Não é curioso como as cenas mais inesquecíveis podem ser tão triviais? Vida, morte, doença; no livro de não-ficção “Uma oitava acima”, Bruna Lauer conta como sua vida mudou com a luta contra dois graves problemas de saúde, a separação e a perda de um ente querido, convidando o leitor nessa jornada para longe desse cruel mono-tom. Para o aniversário de um ano de lançamento, a gente da Woo foi conferir um pouco mais sobre essa história e deixamos nossas impressões na resenha abaixo.
Era uma tarde de janeiro
“Não conseguia identificar se estava frio ou quente, pois o quarto climatizado do hospital fazia com que todos os dias fossem iguais.
Uma oitava acima, p. 9
Às vezes, alguém que chegava comentava sobre o sol ou a chuva, mas eu estava tão desnorteada que não registrava nada daquilo. Só conseguia perceber a falta de cor daquele lugar. Apenas sentia o cheiro asséptico do ambiente hospitalar.”

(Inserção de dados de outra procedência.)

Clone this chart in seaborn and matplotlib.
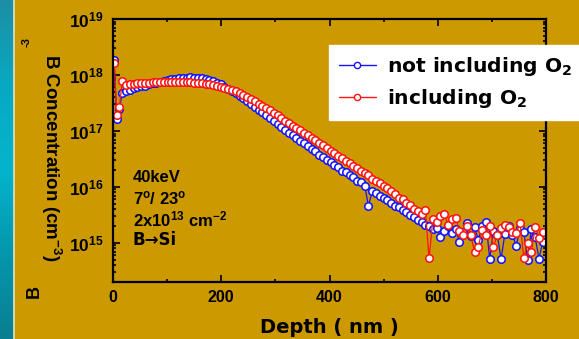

Quando se tem diante de si um trabalho de não-ficção, valorar a percepção pessoal no que funciona e o que não é bem diferente de um romance, por exemplo. Isso não quer dizer que nessas histórias não exista uma forma de se narrar e até se possa recorrer a outros gêneros; na verdade, esses elementos podem assumir papéis diferentes, até subverter tudo o que você já imaginava a respeito.
Deixando a parte mais técnica de lado — ou tentando! — logo de cara Uma oitava acima conquista por ter uma narradora muito carismática: a escrita é leve, não pedante, a história é um buraco de coelho que só vai cada vez mais fundo e da qual é de fato difícil de largar depois da primeira sentada para ler, além de transmitir desde o início uma intimidade que só é possível porque o texto também carrega marcas de oralidade, corroborando a sensação de conversa.
Se por um lado, para o público geral, isso já é a receita completa — “o que mais se pode exigir?” — que não se perca de vista que o conteúdo vai de mãos dadas com o molde; as ilustrações de Kenia Nattrodt são a faísca que talvez falte para ligar os pontos entre os leitores: essa é uma narrativa de abismo, tanto pelo tema quanto pelas escolhas de escrita.
Soma-se a isso que Lauer não apenas narra, mas faz recortes que simulam um pouco a experiência da própria consciência e, não por acaso, com todas as diferenças de contexto e narrador, isso talvez faça você lembrar de livros de ficção como “Druam“, “O rio entre nós” ou “Os moedeiros falsos“. O leitor encontra ilustrações, textos e trechos de música, de autoria própria ou não, que reconstroem a linha do tempo labiríntica, mas que aos poucos se desvela.
E, por reconstruir a sua própria narrativa, quem lê é cúmplice das descobertas e reflexões da autora-narradora, cujo principal mérito é saber quando avançar e quando retroceder no tempo, bem como fechar uma história nada fácil, mas que é sua, sem que, tão jovem e com uma longa vida pela frente, a conclusão seja piegas ou simplesmente romântica; o que é um crime terrível com o próprio texto entre autores novos e experientes de não-ficção, mas Bruna soube manejar bem.
Nessa solução encontrada, que é também parte do conteúdo, há uma pequena armadilha: se o estilo expõe o lado mais humano, sincero e que permite ser frágil, também há algum ruído que pode ser sentido nos momentos mais “líricos” e reflexivos do livro, dizendo respeito a se apoiar em discursos em giro — presentes na sociedade — e que, por consequência, perdem um pouco da potência. Isso não chega a ser um problema, pensando em como a autora tem uma ótima história e, de forma global, a encadeia bem, mas foram alguns esses momentos em que, durante a leitura, recobrei a consciência para fora da narrativa.
Pode-se dizer sem medo que “Uma oitava acima” é um convite a todos (re)conhecerem lados seus que talvez tenham ficado apagados pela aspereza da rotina. Devo repetir: não é fácil contar uma história tão delicada — sobretudo quando a melodia não dá sinais de baixar o tom — mas mais difícil ainda é trazer personalidade para não ficção para longe de lugares comuns; como autora e como ser humano, não tem como não virar a última página e não desejar conhecer (e dar uma braço em) Bruna Lauer.
Particularmente, este quem vos fala não considerou justo em um primeiro momento dar uma nota para um livro de não ficção, afinal, muito mais acostumado com o inverso (e os vícios de romance), poderia se entender isso como uma valoração ou “validação” da história, que também é pessoal, da autora — veja: as técnicas de escrita de “Vermelho, branco e sangue azul” são muito diferentes de um livro de relatos, ou diário, por exemplo. Porém, por fim, acredito que seria injusto com a própria autora, não reconhecer também o valor lírico na sua obra.